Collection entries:
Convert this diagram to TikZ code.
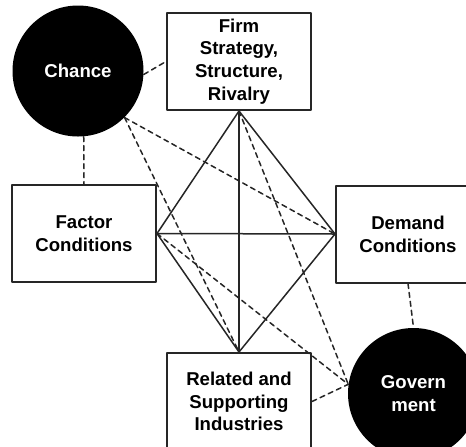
\documentclass[tikz,border=0pt]{standalone}
\usepackage{fontspec}
\setmainfont{Liberation Sans}
\begin{document}
\begin{tikzpicture}[x=0.5pt, y=-0.5pt, font=\fontsize{9.3}{11.4}\selectfont\bfseries, line join=round, line cap=round,
	box/.style={draw=black!85, line width=1pt, fill=white, minimum width=72pt, minimum height=48.5pt, inner sep=0pt, align=center},
	blob/.style={circle, fill=black, text=white, minimum size=65.5pt, inner sep=0pt, align=center},
	tie/.style={draw=black!85, line width=0.75pt},
	link/.style={draw=black!85, line width=0.75pt, dash pattern=on 2.5pt off 2pt}]
	\clip (0,0) rectangle (466,446);
	\path
	(239,61.5) node[box] (firm) {Firm\\Strategy,\\Structure,\\Rivalry}
	(84,233.5) node[box] (factor) {Factor\\Conditions}
	(408,234) node[box] (demand) {Demand\\Conditions}
	(239,401.5) node[box] (related) {Related and\\Supporting\\Industries}
	(78,71) node[blob] (chance) {\raisebox{-2pt}{Chance}}
	(413.5,393.5) node[blob] (gov) {Govern\\ment}
	;
	% the diamond
	\draw[tie] (firm.south)--(factor.east)--(related.north)--(demand.west)--cycle;
	\draw[tie] (firm.south)--(related.north);
	\draw[tie] (factor.east)--(demand.west);
	% outside influences
	\draw[link] (chance.-3)--(firm.west);
	\draw[link] (chance.-85)--(factor.north);
	\draw[link] (chance.-45)--(demand.west);
	\draw[link] (chance.-45)--(related.north);
	\draw[link] (firm.south)--(gov.172);
	\draw[link] (factor.east)--(gov.172);
	\draw[link] (related.east)--(gov.172);
	\draw[link] (demand.south)--(gov.north);
\end{tikzpicture}
\end{document}
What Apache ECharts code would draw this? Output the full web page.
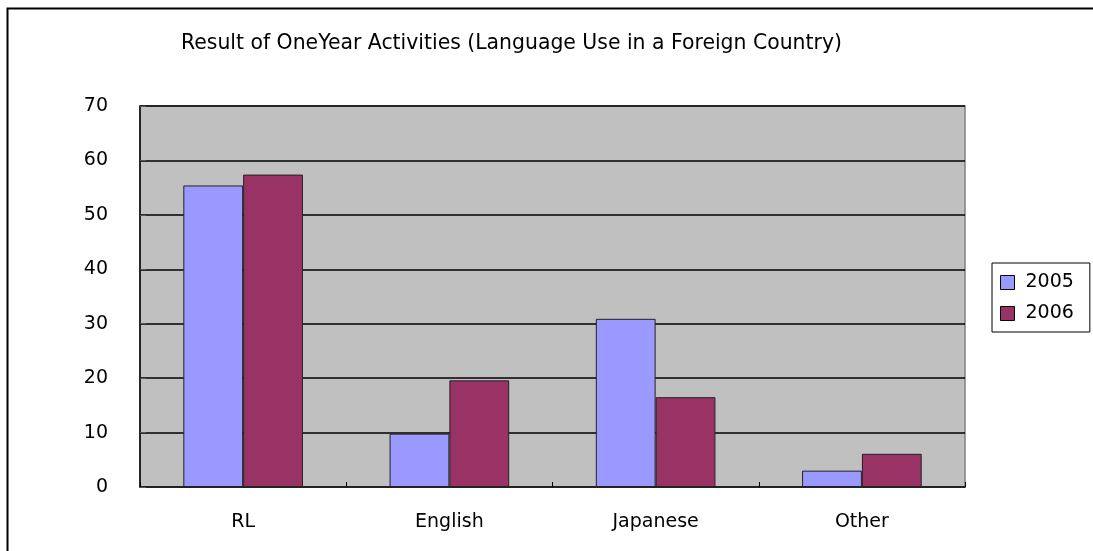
<!DOCTYPE html>
<html>
<head>
<meta charset="utf-8">
<script src="https://cdn.jsdelivr.net/npm/echarts@6/dist/echarts.min.js"></script>
<style>
html,body{margin:0;padding:0;background:#fff;}
#chart{width:1093px;height:551px;}
</style>
</head>
<body>
<div id="chart"></div>
<script>
const categories = ['RL', 'English', 'Japanese', 'Other'];
const values2005 = [55.4, 9.8, 30.9, 3.0];
const values2006 = [57.4, 19.6, 16.5, 6.1];
const yTicks = [0, 10, 20, 30, 40, 50, 60, 70];

const chart = echarts.init(document.getElementById('chart'));
const labelFont = '"DejaVu Sans", sans-serif';
chart.setOption({
  animation: false,
  backgroundColor: '#ffffff',
  title: {
    text: 'Result of OneYear Activities (Language Use in a Foreign Country)',
    left: 176,
    top: 29,
    textStyle: {
      fontFamily: '"DejaVu Sans", sans-serif',
      fontWeight: 'normal',
      fontSize: 20.4,
      color: '#000'
    }
  },
  graphic: [{
    type: 'rect',
    silent: true,
    z: -10,
    shape: { x: 7.5, y: 8.5, width: 1200, height: 700 },
    style: { fill: 'none', stroke: '#000', lineWidth: 2 }
  }],
  legend: {
    orient: 'vertical',
    left: 992,
    top: 263,
    padding: [10, 16, 9, 8],
    itemGap: 12,
    itemWidth: 14,
    itemHeight: 14,
    borderColor: '#000',
    borderWidth: 1,
    backgroundColor: '#fff',
    textStyle: { fontFamily: labelFont, fontSize: 19, color: '#000', padding: [0, 0, 0, 6] },
    data: [
      { name: '2005', icon: 'rect', itemStyle: { borderColor: '#000', borderWidth: 1 } },
      { name: '2006', icon: 'rect', itemStyle: { borderColor: '#000', borderWidth: 1 } }
    ]
  },
  grid: {
    left: 140,
    top: 106,
    right: 128,
    bottom: 64,
    show: true,
    backgroundColor: '#c0c0c0',
    borderColor: '#808080',
    borderWidth: 1.5
  },
  xAxis: {
    type: 'category',
    data: categories,
    axisLine: { show: true, lineStyle: { color: '#222', width: 1.5 } },
    axisTick: { show: true, inside: true, length: 5, alignWithLabel: false, lineStyle: { color: '#000' } },
    axisLabel: { margin: 26, fontFamily: labelFont, fontSize: 19, color: '#000' },
    splitLine: { show: false }
  },
  yAxis: {
    type: 'value',
    min: yTicks[0],
    max: yTicks[yTicks.length - 1],
    interval: 10,
    axisLine: { show: true, lineStyle: { color: '#000', width: 1.5 } },
    axisTick: { show: true, inside: true, length: 6, lineStyle: { color: '#555' } },
    axisLabel: { margin: 32, fontFamily: labelFont, fontSize: 19, color: '#000' },
    splitLine: { show: true, lineStyle: { color: '#000', width: 1.5 } }
  },
  series: [
    {
      name: '2005',
      type: 'bar',
      data: values2005,
      barGap: '0%',
      barCategoryGap: '42%',
      itemStyle: { color: '#9999ff', borderColor: '#222', borderWidth: 1 }
    },
    {
      name: '2006',
      type: 'bar',
      data: values2006,
      barGap: '0%',
      barCategoryGap: '42%',
      itemStyle: { color: '#993366', borderColor: '#222', borderWidth: 1 }
    }
  ]
});
</script>
</body>
</html>
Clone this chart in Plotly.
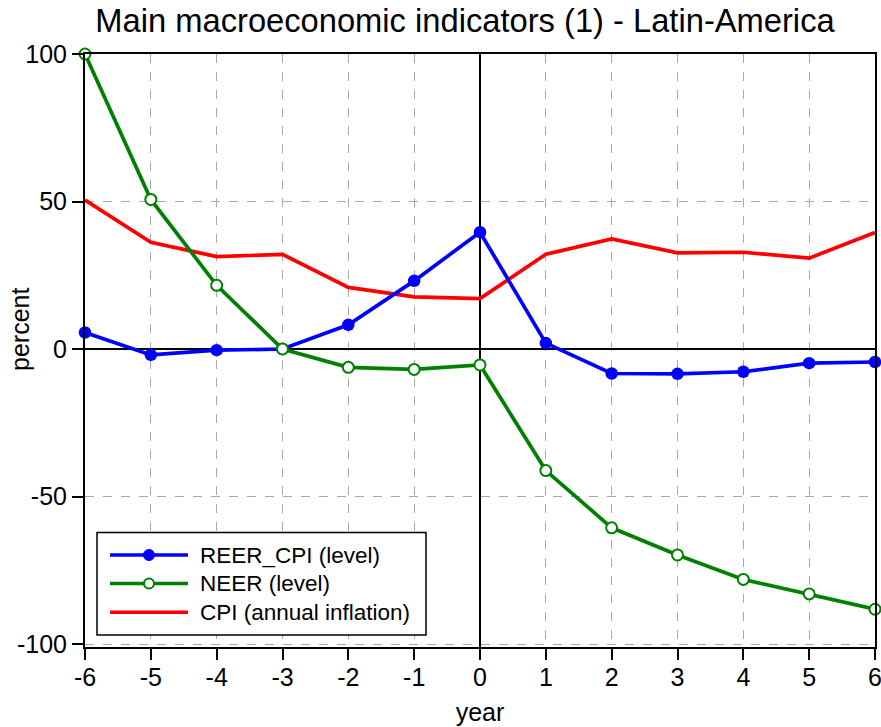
import plotly.graph_objects as go

years = [-6, -5, -4, -3, -2, -1, 0, 1, 2, 3, 4, 5, 6]
reer_cpi = [5.6, -2.0, -0.4, 0.0, 8.2, 23.1, 39.6, 2.0, -8.3, -8.4, -7.7, -4.8, -4.4]
neer = [100.0, 50.7, 21.6, 0.0, -6.2, -6.9, -5.4, -41.2, -60.6, -69.8, -78.1, -83.0, -88.2]
cpi = [50.5, 36.2, 31.3, 32.1, 20.9, 17.7, 17.1, 32.1, 37.3, 32.6, 32.8, 30.8, 39.5]

x_tickvals = years
x_ticktext = ["-6", "-5", "-4", "-3", "-2", "-1", "0", "1", "2", "3", "4", "5", "6"]
y_tickvals = [100, 50, 0, -50, -100]
y_ticktext = ["100", "50", "0", "-50", "-100"]

legend_names = ["REER_CPI (level)", "NEER (level)", "CPI (annual inflation)"]
legend_colors = ["#0000FF", "#008000", "#FF0000"]

FONT = "Liberation Sans, Arial, sans-serif"
W, H = 881, 727
ML, MR, MT, MB = 85, 6, 54, 80
PW, PH = W - ML - MR, H - MT - MB


def px(xp):
    return (xp - ML) / PW


def py(yp):
    return (H - MB - yp) / PH


fig = go.Figure()
fig.add_trace(go.Scatter(
    x=years, y=cpi, mode="lines", name=legend_names[2],
    line=dict(color=legend_colors[2], width=3.7), cliponaxis=False,
))
fig.add_trace(go.Scatter(
    x=years, y=reer_cpi, mode="lines+markers", name=legend_names[0],
    line=dict(color=legend_colors[0], width=3.7),
    marker=dict(symbol="circle", size=12.5, color=legend_colors[0]),
    cliponaxis=False,
))
fig.add_trace(go.Scatter(
    x=years, y=neer, mode="lines+markers", name=legend_names[1],
    line=dict(color=legend_colors[1], width=3.7),
    marker=dict(symbol="circle", size=11, color="white",
                line=dict(color=legend_colors[1], width=2)),
    cliponaxis=False,
))

# manual legend (box, sample lines, markers, labels)
shapes = [dict(type="rect", xref="paper", yref="paper",
               x0=px(97), x1=px(426), y0=py(635), y1=py(532.5),
               line=dict(color="black", width=1.5), fillcolor="white", layer="above")]
annotations = []
rows = [555, 583.5, 612.3]
for i, (name, col) in enumerate(zip(legend_names, legend_colors)):
    yy = py(rows[i])
    shapes.append(dict(type="line", xref="paper", yref="paper",
                       x0=px(110), x1=px(188), y0=yy, y1=yy,
                       line=dict(color=col, width=3.5), layer="above"))
    if i == 0:
        shapes.append(dict(type="circle", xref="paper", yref="paper",
                           x0=px(143.5), x1=px(154.5), y0=py(rows[i] + 5.5), y1=py(rows[i] - 5.5),
                           fillcolor=col, line=dict(color=col, width=1), layer="above"))
    elif i == 1:
        shapes.append(dict(type="circle", xref="paper", yref="paper",
                           x0=px(144), x1=px(154), y0=py(rows[i] + 5), y1=py(rows[i] - 5),
                           fillcolor="white", line=dict(color=col, width=2), layer="above"))
    annotations.append(dict(text=name, xref="paper", yref="paper",
                            x=px(198), y=yy, xanchor="left", yanchor="middle",
                            showarrow=False, font=dict(size=22.5, family=FONT, color="black")))

# y-axis title
annotations.append(dict(text="percent", xref="paper", yref="paper",
                        x=px(20), y=py(330), xanchor="center", yanchor="middle",
                        textangle=-90, showarrow=False,
                        font=dict(size=25, family=FONT, color="black")))

fig.update_layout(
    width=W, height=H,
    margin=dict(l=ML, r=MR, t=MT, b=MB),
    paper_bgcolor="white", plot_bgcolor="white",
    font=dict(family=FONT, color="black", size=24),
    title=dict(text="Main macroeconomic indicators (1) - Latin-America",
               font=dict(size=32.7, family=FONT, color="black"),
               x=465/881, xref="container", xanchor="center",
               y=1 - 21/727, yref="container", yanchor="middle"),
    showlegend=False,
    shapes=shapes,
    annotations=annotations,
    xaxis=dict(
        range=[-6, 6], tickmode="array", tickvals=x_tickvals, ticktext=x_ticktext,
        showgrid=True, gridcolor="#a8a8a8", griddash="dash", gridwidth=1,
        zeroline=True, zerolinecolor="black", zerolinewidth=1.5,
        showline=True, linecolor="black", linewidth=2, mirror=True,
        ticks="outside", ticklen=11, tickwidth=1.5, tickcolor="black",
        tickfont=dict(size=25), automargin=False, ticklabeloverflow="allow",
        ticklabelstandoff=-4,
        title=dict(text="year", font=dict(size=25), standoff=13),
    ),
    yaxis=dict(
        range=[-101, 100], tickmode="array", tickvals=y_tickvals, ticktext=y_ticktext,
        showgrid=True, gridcolor="#a8a8a8", griddash="dash", gridwidth=1,
        zeroline=True, zerolinecolor="black", zerolinewidth=1.5,
        showline=True, linecolor="black", linewidth=2, mirror=True,
        ticks="outside", ticklen=11, tickwidth=1.5, tickcolor="black",
        tickfont=dict(size=25), automargin=False, ticklabeloverflow="allow",
    ),
)

fig.write_html("out.html")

:: Your goal ::
Determine how many lines of the entries above carry the string "code", and give that number alone.

:: Output ::
2